I feel like 2008 was the first year that depression didn't play a big part in my life. Having Greta is definitely my biggest "accomplishment" of 2008, but keeping depression at bay, especially while pregnant -- that was huge for me.

I've so much to be thankful for, this I know.

1.04.2009

Beautifully Written

I've got a bunch to say but am too tired to write right now. Instead, I'm going to post a link to something I came across earlier today. It's written by Shannon at Rocks In My Dryer. Reading it brought tears to my eyes. I hope you enjoy it just as much as I did.

My Daughter's Hands
Tonight my one-year-old daughter
Corrie has a cold. She was having trouble sleeping, so I had the distinct pleasure of rocking her--for a long, long time--to sleep. We sat there in the dark of her room, the rocking chair creaking slightly, her slow, even breaths a little raspy from her cold. Her head was nuzzled into my neck, and her right hand softly gripped the fabric of my shirt on my chest.

Corrie's hand. It's a plump little thing--dimpled, smooth and creamy white. I've always been fascinated by my children's hands, but tonight as I looked at Corrie's, I was overwhelmed with happiness--and a little sadness--to think of where those hands will travel. Tonight they're flawless little hands, untested by life's challenges and inexperienced in its joys. But where will those little hands go tomorrow, and the next day, and the next?...

Any day now those little hands will let go of mine as she takes her first step.

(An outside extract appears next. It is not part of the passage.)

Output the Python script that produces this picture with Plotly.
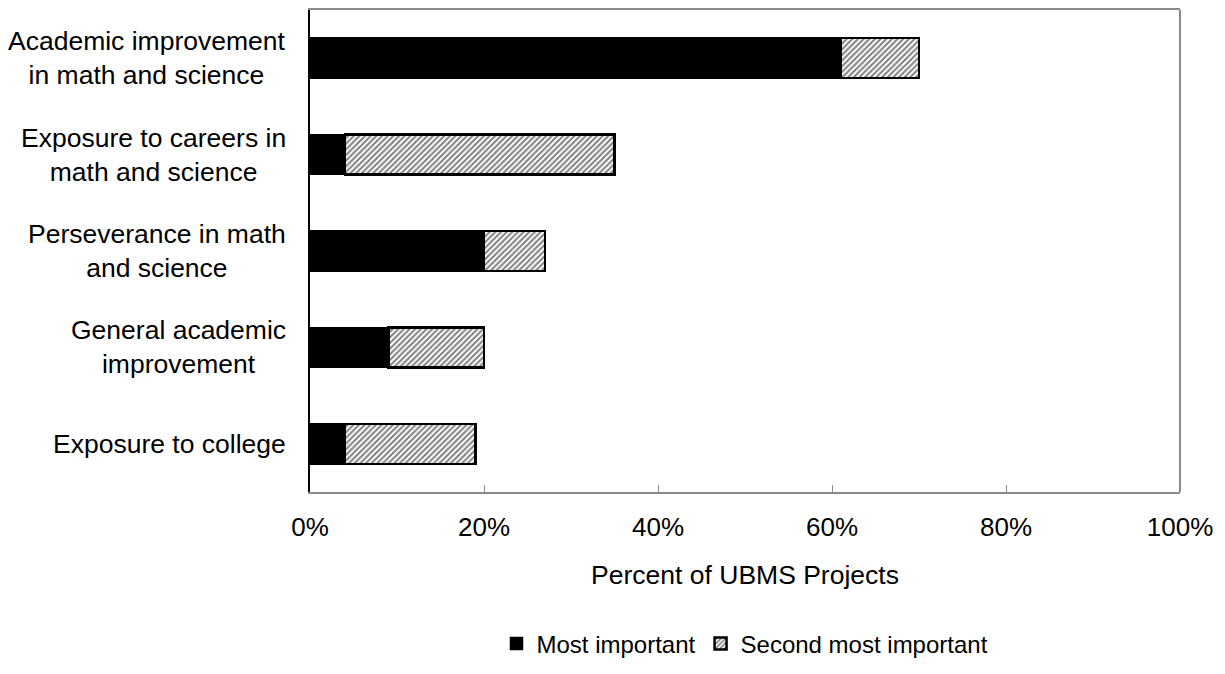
import plotly.graph_objects as go

# Goals of UBMS projects, listed top to bottom
categories = [
    "Academic improvement<br>in math and science",
    "Exposure to careers in<br>math and science",
    "Perseverance in math<br>and science",
    "General academic<br>improvement",
    "Exposure to college",
]
most_important = [61, 4, 20, 9, 4]
second_most_important = [9, 31, 7, 11, 15]
x_ticks = [0, 20, 40, 60, 80, 100]
x_tick_labels = ["0%", "20%", "40%", "60%", "80%", "100%"]

FONT = "Liberation Sans, Arial, sans-serif"

fig = go.Figure()
fig.add_trace(go.Bar(
    y=categories, x=most_important, orientation="h",
    name="Most important",
    marker=dict(color="black", line=dict(color="black", width=1.5)),
))
fig.add_trace(go.Bar(
    y=categories, x=second_most_important, orientation="h",
    name="Second most important",
    marker=dict(
        color="white",
        line=dict(color="black", width=2.5),
        pattern=dict(shape="/", size=4, solidity=0.5,
                     fgcolor="black", bgcolor="white", fillmode="overlay"),
    ),
))

# Category labels: centred lines, block right-aligned next to the axis
for cat in categories:
    fig.add_annotation(
        x=0, xref="paper", y=cat, yref="y",
        text=cat, showarrow=False, xanchor="right", yanchor="middle",
        align="center", xshift=-22,
        font=dict(family=FONT, size=26.5, color="black"),
    )

# Right-hand frame edge
fig.add_shape(type="line", xref="paper", yref="paper", x0=1, x1=1, y0=0, y1=1,
              line=dict(color="#8a8a8a", width=2))

fig.update_layout(
    width=1225, height=674,
    margin=dict(l=310, r=45, t=8, b=170),
    barmode="stack", bargap=0.585,
    plot_bgcolor="white", paper_bgcolor="white",
    font=dict(family=FONT, size=26, color="black"),
    showlegend=True,
    legend=dict(
        orientation="h", x=0.5, xanchor="center", y=-0.315, yanchor="middle",
        font=dict(family=FONT, size=24, color="black"),
        itemwidth=30, traceorder="normal",
    ),
    xaxis=dict(
        range=[0, 100], tickvals=x_ticks, ticktext=x_tick_labels,
        tickfont=dict(family=FONT, size=26),
        ticks="inside", ticklen=7, tickcolor="#8a8a8a", tickwidth=1,
        showgrid=False, zeroline=False,
        showline=True, linecolor="#8a8a8a", linewidth=2, mirror=True,
        ticklabelstandoff=11,
        title=dict(text="Percent of UBMS Projects", standoff=24,
                   font=dict(family=FONT, size=26.5)),
    ),
    yaxis=dict(
        autorange="reversed", showticklabels=False, ticks="",
        showgrid=False, zeroline=False,
        showline=True, linecolor="black", linewidth=2,
    ),
)

fig.write_html("out.html")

They'll grasp a pencil as she clumsily but surely learns to write.

They'll grip handlebars with a mix of joy and horror as her Daddy runs behind her on her bike, almost ready to let go.

In the teenage years those hands will wipe away many adolescent tears and slam many doors, but maybe, if I play my cards right, they'll still reach out for mine every now and then.

They'll pack her belongings as she leaves for home. And they'll open our front door again as she comes back to visit. A lot, if she knows what's good for her.

How I pray those precious hands spend more time spread open in joy, rather than clenched in anguish. But wherever they travel, I hope they're often clasped in prayer. I hope they're helpful hands, and merciful ones, and I hope they always have many, many other hands to grab onto.

They'll wear a diamond from a handsome young man, and they'll loosely hold her father's tuxedoed arm, eager to reach out for her future at the end of the aisle.


Those hands will grasp the bedsheets in pain as she fights to deliver her child, and they'll tremble in joy when she holds him or her the first time. They'll feel many little foreheads, apply many band-aids and hold open many books. And then, one night, she'll rock that baby to sleep, and she'll stare in bittersweet wonder...at its little hands.